Ecuador, per i vescovi l’attuale conflitto armato non riguarda solo i governanti

La Conferenza Episcopale locale chiede la pace dopo gli attacchi delle bande criminali legate al narcotraffico.

Da una settimana l’Ecuador sta subendo un attacco interno da parte dei gruppi criminali e la Conferenza Episcopale locale si è rivolta così a tutti abitanti di buona volontà che stanno assistendo a questa drammatica situazione, riporta l’Agenzia Fides: «Viviamo tempi di angoscia nel nostro Paese. La criminalità organizzata sta seminando caos e disperazione nella nostra vita quotidiana. La violenza, da qualsiasi parte provenga, deve trovarci uniti, con lo sguardo rivolto al futuro e con la forza necessaria affinché l’Ecuador sia quello che è sempre stato, un luogo di pace, di lavoro, di fraternità. […] Non perdiamoci nel panico sterile che fa il gioco dei violenti, dando credito a qualsiasi immagine allarmistica condivisa sui social network, né nell’ingenuità di arrenderci, credendo che questa lotta riguardi solo chi ci governa».

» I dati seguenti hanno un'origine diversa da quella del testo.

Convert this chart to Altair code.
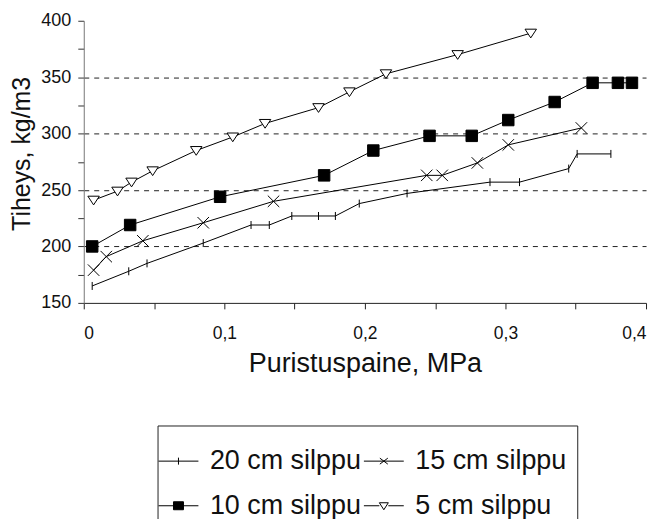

Dopo lo stato di emergenza e il coprifuoco per sessanta giorni proclamato in seguito alla fuga di Adolfo Macías detto Fito, considerato il principale capo di una banda criminale, il 9 gennaio il presidente Daniel Noboa ha dichiarato l’esistenza di un conflitto armato interno tra le forze militari e ventidue gruppi criminali organizzati transnazionali, definiti organizzazioni terroristiche. La polizia è dovuta intervenire in più di seicento situazioni di emergenza, come nelle strade di Guayaquil dove otto persone hanno perso la vita in attacchi contro pedoni e veicoli. Inoltre, centottanta persone sono ostaggio dei detenuti in rivolta in sette carceri.

Direttamente alle bande criminali ecuadoregne, in stretti rapporti con organizzazioni di narcotrafficanti colombiani, messicani e albanesi, si è rivolto monsignor David Israel de la Torre, vescovo ausiliare di Quito e segretario generale della Conferenza episcopale del Paese. Come si legge su Vatican News, con un appello ha chiesto di deporre le armi, rinunciare al crimine e volgersi a Dio. Ma la situazione non è così semplice, perché, afferma il prelato, esiste anche la complicità di moltissimi attori: l’Ecuador «sta vivendo la narco-politica». Egli continua: «La Chiesa cattolica in Ecuador è presente dove lo Stato non è ancora arrivato, nei quartieri dove la criminalità e il narcotraffico sono diffusi. L’unica oasi di pace, di incontro e di dialogo continua a essere la Chiesa. Dobbiamo riconoscere il coraggio della vita religiosa, della vita consacrata dei sacerdoti e dei laici che rischiano la vita ogni giorno».